Separate out the lines that hold "this".

======

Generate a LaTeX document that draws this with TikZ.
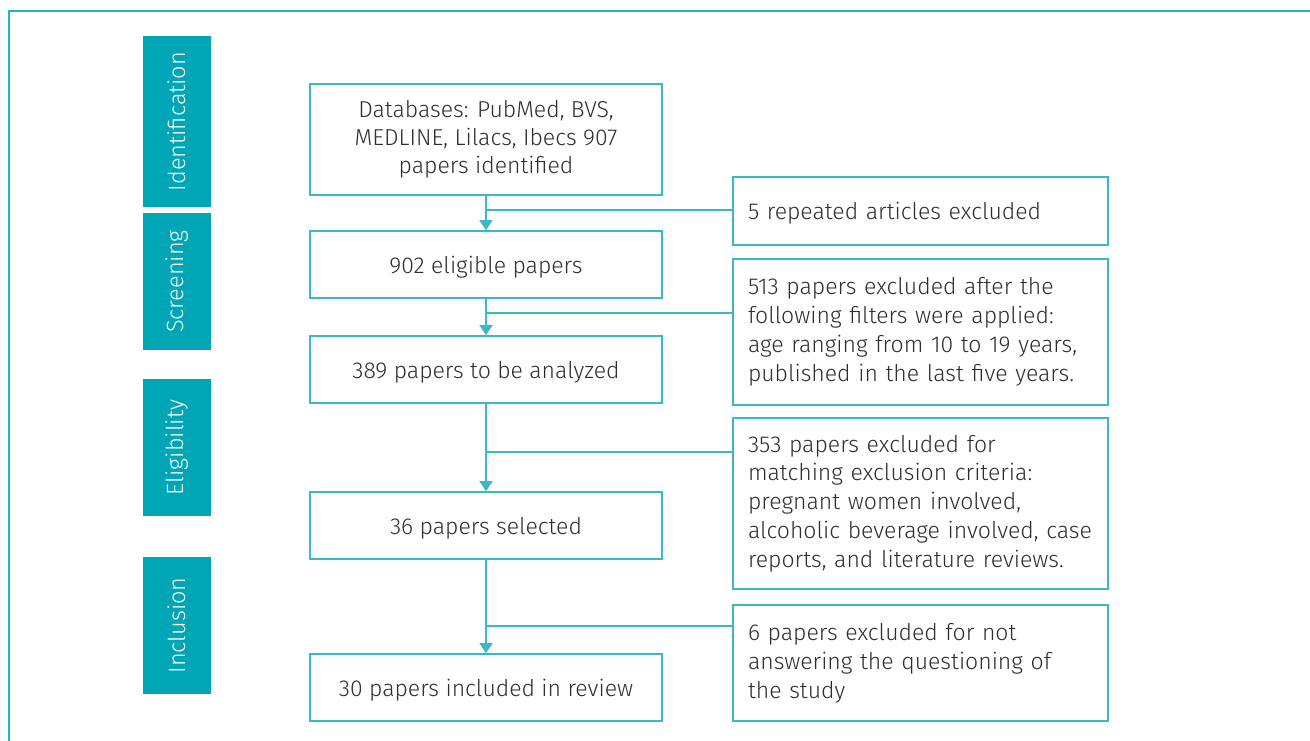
\documentclass[tikz,border=0pt]{standalone}
\usepackage{fontspec}
\setmainfont{Fira Sans}[UprightFont=* Light]
\usetikzlibrary{arrows.meta}
\definecolor{teal1}{HTML}{00A5B6}
\definecolor{line1}{HTML}{3BB8C6}
\definecolor{frame1}{HTML}{1DB4C8}
\definecolor{txt}{HTML}{2E2E2E}
\tikzset{
  bar/.style={fill=teal1, draw=none, text=white, rotate=90, inner sep=0pt,
    font=\fontsize{23.5}{26}\selectfont},
  lbox/.style={draw=line1, line width=1.6pt, text=txt, align=center, inner sep=0pt,
    minimum width=352pt, font=\fontsize{23}{28}\selectfont},
  rbox/.style={draw=line1, line width=1.6pt, text=txt, align=left, inner xsep=15pt, inner ysep=0pt,
    text width=345pt, font=\fontsize{23}{28.8}\selectfont},
  flow/.style={draw=line1, line width=1.6pt, -{Triangle[width=13pt,length=10pt]}},
  branch/.style={draw=line1, line width=1.6pt},
}
\begin{document}
\begin{tikzpicture}[x=1pt,y=-1pt]
\useasboundingbox (0,0) rectangle (1310,740);
\draw[frame1, line width=2pt] (9,760) -- (9,11) -- (1330,11);

\node[bar, minimum width=171pt, minimum height=68pt] (id) at (177,121.5) {Identification};
\node[bar, minimum width=137pt, minimum height=68pt] (sc) at (177,281.5) {Screening};
\node[bar, minimum width=137pt, minimum height=68pt] (el) at (177,447.5) {Eligibility};
\node[bar, minimum width=137pt, minimum height=68pt] (in) at (177,625.5) {Inclusion};

\node[lbox, minimum height=111pt] (b1) at (486,139.5) {Databases: PubMed, BVS,\\MEDLINE, Lilacs, Ibecs 907\\papers identified};
\node[lbox, minimum height=67pt, text depth=0pt] (b2) at (486,264.5) {902 eligible papers};
\node[lbox, minimum height=67pt, text depth=0pt] (b3) at (486,369.5) {389 papers to be analyzed};
\node[lbox, minimum height=67pt, text depth=0pt] (b4) at (486,525.5) {36 papers selected};
\node[lbox, minimum height=67pt, text depth=0pt] (b5) at (486,687.5) {30 papers included in review};

\node[rbox, minimum height=68pt, text depth=0pt] (r1) at (920.5,211) {5 repeated articles excluded};
\node[rbox, minimum height=146pt] (r2) at (920.5,332) {513 papers excluded after the\\following filters were applied:\\age ranging from 10 to 19 years,\\published in the last five years.};
\node[rbox, minimum height=171pt] (r3) at (920.5,503.5) {353 papers excluded for\\matching exclusion criteria:\\pregnant women involved,\\alcoholic beverage involved, case\\reports, and literature reviews.};
\node[rbox, minimum height=116pt] (r4) at (920.5,663) {6 papers excluded for not\\answering the questioning of\\the study};

\coordinate (j1) at (486,210);
\coordinate (j2) at (486,313);
\coordinate (j3) at (486,452);
\coordinate (j4) at (486,626);

\draw[flow] (b1) -- (b2);
\draw[flow] (b2) -- (b3);
\draw[flow] (b3) -- (b4);
\draw[flow] (b4) -- (b5);
\draw[branch] (r1.west |- j1) -- (j1);
\draw[branch] (r2.west |- j2) -- (j2);
\draw[branch] (r3.west |- j3) -- (j3);
\draw[branch] (r4.west |- j4) -- (j4);
\end{tikzpicture}
\end{document}
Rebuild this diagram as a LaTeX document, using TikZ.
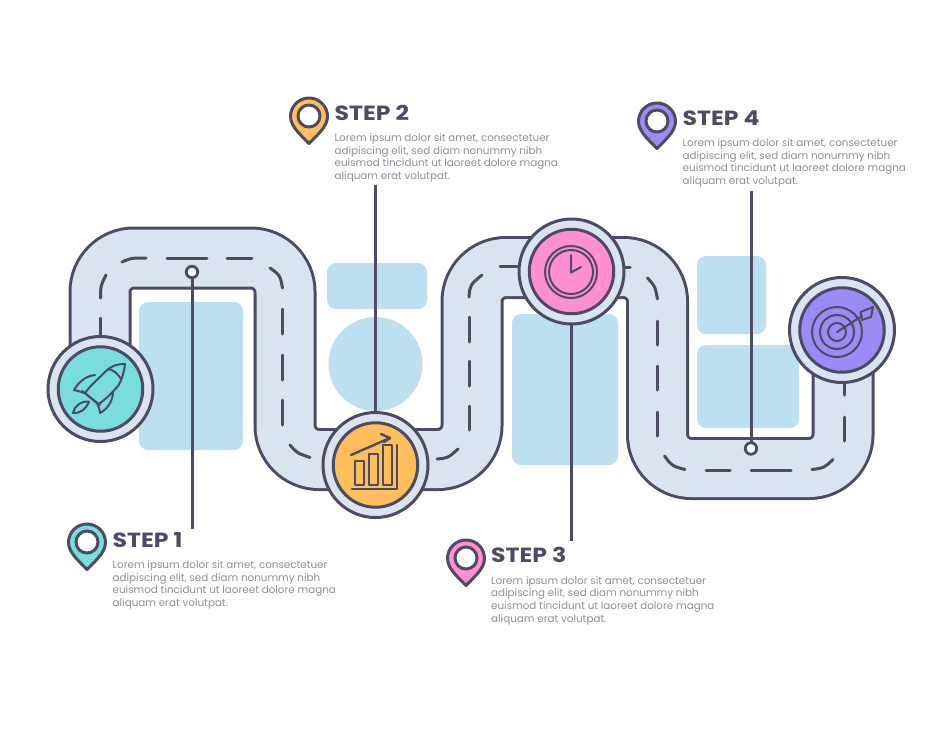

======

WRITTEN RESPONSE:
Generate a LaTeX document that draws this with TikZ.
Rebuild this diagram as a LaTeX document, using TikZ.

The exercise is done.